Berbicara tentang UU No. 38 tahun 2014 tentang Keperawatan, ia menyebut peraturan tersebut sudah menjadi landasan kuat pengembangan profesi perawat dari sisi kualitas dan profesionalitas. Selain itu, UU tersebut juga mengatur profesi perawat secara menyeluruh, termasuk pelayanan kepada klien.
Yang digarisbawahi oleh Harif adalah implementasi UU No. 38 tahun 2014 sudah berjalan baik. Sehingga menggantinya dengan RUU Keperawatan dianggap tidak beralasan.
"Sampai hari ini tidak ada masalah dalam Implementasi UU No 38 tahun 2014 tentang Keperawatan tersebut, baik dari sisi profesi perawat maupun masyarakat sebagai pengguna jasa layanan kesehatan," katanya.
"Dan saat ini juga implementasinya sedang berlangsung secara baik serta berbagai peraturan pelaksanaannya sudah hampir terbit sehingga tidak ada alasan (urgensi) untuk mencabut UU no. 38 tahun 2014 tentang Keperawatan dalam rangka Pembahasan UU Kesehatan (Omnibus Law)," sambung Harif.
Pencabutan UU Keperawatan, yang baru berlaku selama 8 tahun, disebut sebagai salah satu hal krusial dalam menjalankan banyak program di bidang kesehatan yang dicanangkan pemerintah.

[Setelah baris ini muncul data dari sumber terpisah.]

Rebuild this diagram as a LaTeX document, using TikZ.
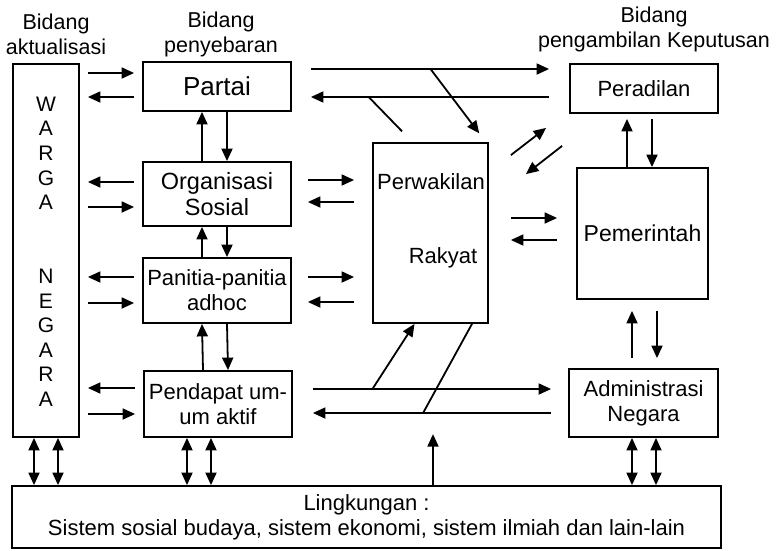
\documentclass[tikz,border=0pt]{standalone}
\usepackage{fontspec}
\setmainfont{Liberation Sans}
\usetikzlibrary{arrows.meta,calc}

\begin{document}
\begin{tikzpicture}[x=1pt,y=-1pt,line width=1.8pt,>={Triangle[length=12.5pt,width=11pt]}]
  \tikzstyle{every node}=[inner sep=0pt,font=\fontsize{22}{25}\selectfont,align=center];
  \tikzstyle{kotak}=[draw,rectangle];
  \tikzstyle{label}=[font=\fontsize{21.5}{24.5}\selectfont];
  \useasboundingbox (0,0) rectangle (780,550);
  \node[label] (bidang1) at (56,34.5) {Bidang\\aktualisasi};
  \node[label] (bidang2) at (221,34.5) {Bidang\\penyebaran};
  \node[label] (bidang3) at (654,29.5) {Bidang\\pengambilan Keputusan};
  \node[kotak,minimum width=66pt,minimum height=373pt] (warga) at (46,250.5) {};
  \foreach \huruf/\k in {W/0,A/1,R/2,G/3,A/4,N/7,E/8,G/9,A/10,R/11,A/12}{
    \node[font=\fontsize{21}{24}\selectfont] (huruf\k) at (46,104+24.6*\k) {\huruf};
  }
  \node[kotak,minimum width=148pt,minimum height=49pt,font=\fontsize{26}{30}\selectfont] (partai) at (217,86.5) {Partai};
  \node[kotak,minimum width=148pt,minimum height=64pt,font=\fontsize{23.5}{26}\selectfont] (org) at (217,194) {Organisasi\\Sosial};
  \node[kotak,minimum width=148pt,minimum height=65pt] (panitia) at (217,290.5) {Panitia-panitia\\adhoc};
  \node[kotak,minimum width=148pt,minimum height=66pt] (pendapat) at (218,404) {Pendapat um-\\um aktif};
  \node[kotak,minimum width=115pt,minimum height=180pt] (perwakilan) at (430.5,233) {};
  \node (perwakilan1) at (431,182) {Perwakilan};
  \node (perwakilan2) at (443,258) {Rakyat};
  \node[kotak,minimum width=148pt,minimum height=49pt] (peradilan) at (644,88.5) {Peradilan};
  \node[kotak,minimum width=131pt,minimum height=131pt,font=\fontsize{23}{26}\selectfont] (pemerintah) at (642.5,233.5) {Pemerintah};
  \node[kotak,minimum width=149pt,minimum height=68pt] (admin) at (643.5,403) {Administrasi\\Negara};
  \node[kotak,minimum width=709pt,minimum height=62pt] (lingkungan) at (366.5,517) {Lingkungan :\\Sistem sosial budaya, sistem ekonomi, sistem ilmiah dan lain-lain};

  \foreach \n/\atas/\bawah/\ka/\kb in {partai/-13.5/10.5/->/<-,org/-12/13/<-/->,panitia/-13.5/12.5/<-/->,pendapat/-16/10/<-/->}{
    \draw[\ka,shorten <=8pt,shorten >=8pt] ($(\n.west -| warga.east)+(0,\atas)$) -- ($(\n.west)+(0,\atas)$);
    \draw[\kb,shorten <=8pt,shorten >=8pt] ($(\n.west -| warga.east)+(0,\bawah)$) -- ($(\n.west)+(0,\bawah)$);
  }
  \foreach \a/\b in {partai/org,org/panitia,panitia/pendapat}{
    \draw[->] ($(\b.north)+(-15,0)$) -- ($(\a.south)+(-15,0)$);
    \draw[->] ($(\a.south)+(10,0)$) -- ($(\b.north)+(10,0)$);
  }
  \foreach \n/\atas/\bawah in {org/-14/8,panitia/-13.5/11.5}{
    \draw[->,shorten <=16pt,shorten >=18pt] ($(\n.east)+(0,\atas)$) -- ($(\n.east -| perwakilan.west)+(0,\atas)$);
    \draw[<-,shorten <=16pt,shorten >=18pt] ($(\n.east)+(0,\bawah)$) -- ($(\n.east -| perwakilan.west)+(0,\bawah)$);
  }

  \draw[->,shorten <=19pt,shorten >=20pt] ($(partai.east)+(0,-17.5)$) -- coordinate[pos=.5] (cabang1) ($(partai.east -| peradilan.west)+(0,-17.5)$);
  \draw[<-,shorten <=19pt,shorten >=20pt] ($(partai.east)+(0,10.5)$) -- coordinate[pos=.277] (cabang2) ($(partai.east -| peradilan.west)+(0,10.5)$);
  \draw[->,shorten >=11pt] (cabang1) -- ($(perwakilan.north east)+(-3,0)$);
  \draw[shorten <=15pt] ($(perwakilan.north)+(-18,0)$) -- (cabang2);

  \draw[->] ($(perwakilan.north east)+(22,13)$) -- ($(peradilan.south west)+(-23,14)$);
  \draw[->] ($(peradilan.south west)+(-7,32)$) -- ($(perwakilan.north east)+(37,32)$);
  \draw[->,shorten <=22pt,shorten >=19pt] ($(perwakilan.east)+(0,-15)$) -- ($(perwakilan.east -| pemerintah.west)+(0,-15)$);
  \draw[<-,shorten <=22pt,shorten >=19pt] ($(perwakilan.east)+(0,7)$) -- ($(perwakilan.east -| pemerintah.west)+(0,7)$);

  \draw[->,shorten >=5pt] ($(pemerintah.north)+(-15.5,0)$) -- ($(pemerintah.north |- peradilan.south)+(-15.5,0)$);
  \draw[->,shorten <=5pt] ($(pemerintah.north |- peradilan.south)+(9.5,0)$) -- ($(pemerintah.north)+(9.5,0)$);
  \draw[->,shorten <=10pt,shorten >=11pt] ($(admin.north)+(-11.5,0)$) -- ($(admin.north |- pemerintah.south)+(-11.5,0)$);
  \draw[->,shorten <=11pt,shorten >=10pt] ($(admin.north |- pemerintah.south)+(13.5,0)$) -- ($(admin.north)+(13.5,0)$);

  \draw[->,shorten <=20pt,shorten >=17pt] ($(pendapat.east)+(0,-15)$) -- coordinate[pos=.289] (cabang3) ($(pendapat.east -| admin.west)+(0,-15)$);
  \draw[<-,shorten <=20pt,shorten >=17pt] ($(pendapat.east)+(0,9)$) -- coordinate[pos=.473] (cabang4) ($(pendapat.east -| admin.west)+(0,9)$);
  \draw[->] (cabang3) -- ($(perwakilan.south)+(-16,0)$);
  \draw (cabang4) -- ($(perwakilan.south)+(41.5,0)$);

  \foreach \n/\dx in {warga/-12,warga/12,pendapat/-31,pendapat/-7,admin/-11.5,admin/12.5}
    \draw[<->] ($(\n.south)+(\dx,0)$) -- ($(\n.south |- lingkungan.north)+(\dx,0)$);
  \draw[->] ($(lingkungan.north)+(66.5,0)$) -- ++(0,-51);
\end{tikzpicture}
\end{document}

"PPNI seluruh Indonesia siap mengkawal penyelamatan UU Keperawatan agar tetap eksis di Indonesia," tutup sosok yang juga Doktor Keperawatan tersebut.
Puluhan anggota kelima organisasi profesi tersebut sudah melakukan aksi demonstrasi penolakan RUU kesehatan Omnibus Law ddi depan Gedung DPR, Senayan, Jakarta, pada hari Senin lalu (28/11/2022).
Ada empat poin yang menjadi alasan penolakan kelima organisasi profesi itu. Pertama, adalah minimnya transparansi tentang siapa pemlik inisiatif RUU ini. Kedua yakni minimnya perwakilan Organisasi Profesi (OP) yang dilibatkan dalam proses pembahasan RUU.
Poin ketiga yaitu sarat potensi liberisasi dan kapitalisasi sektor kesehatan yang dikhawatirkan akan memangkas hak rakyat sebagai konsumen. Sedang poin terakhir adalah potensi RUU Kesehatan mengabaikan sejumlah keputusan Mahkamah Agung.
Wakil Ketua Komisi IX DPR RI Charles Honoris menegaskan bahwa belum ada draf resmi RUU Kesehatan Omnibus Law yang bisa dibaca oleh publik.
"Bahwa sampai hari ini memang belum ada draf resmi dari RUU Kesehatan. Kalau yang beredar ya kita juga nggak tau siapa yang mengedarkan, isinya seperti apa, saya secara pribadi juga belum membaca, karena memang tahapannya belum sampai ke sana (draf RUU)," katanya saat menerima perwakilan aliansi organisasi profesi, seperti dilansir situs resmi DPR-RI.
Kendati demikian, ia menegaskan bahwa pihaknya selalu bersedia mendengar aspirasi dari berbagai pemangku kebijakan, termasuk tenaga kesehatan.
"Kami akan terus mendengarkan aspirasi dari berbagai organisasi termasuk organisasi profesi, termasuk apabila nanti disetujui di paripurna (menjadi RUU), pembahasannya harus komprehensif dan menguntungkan masyarakat banyak," ungkap Charles.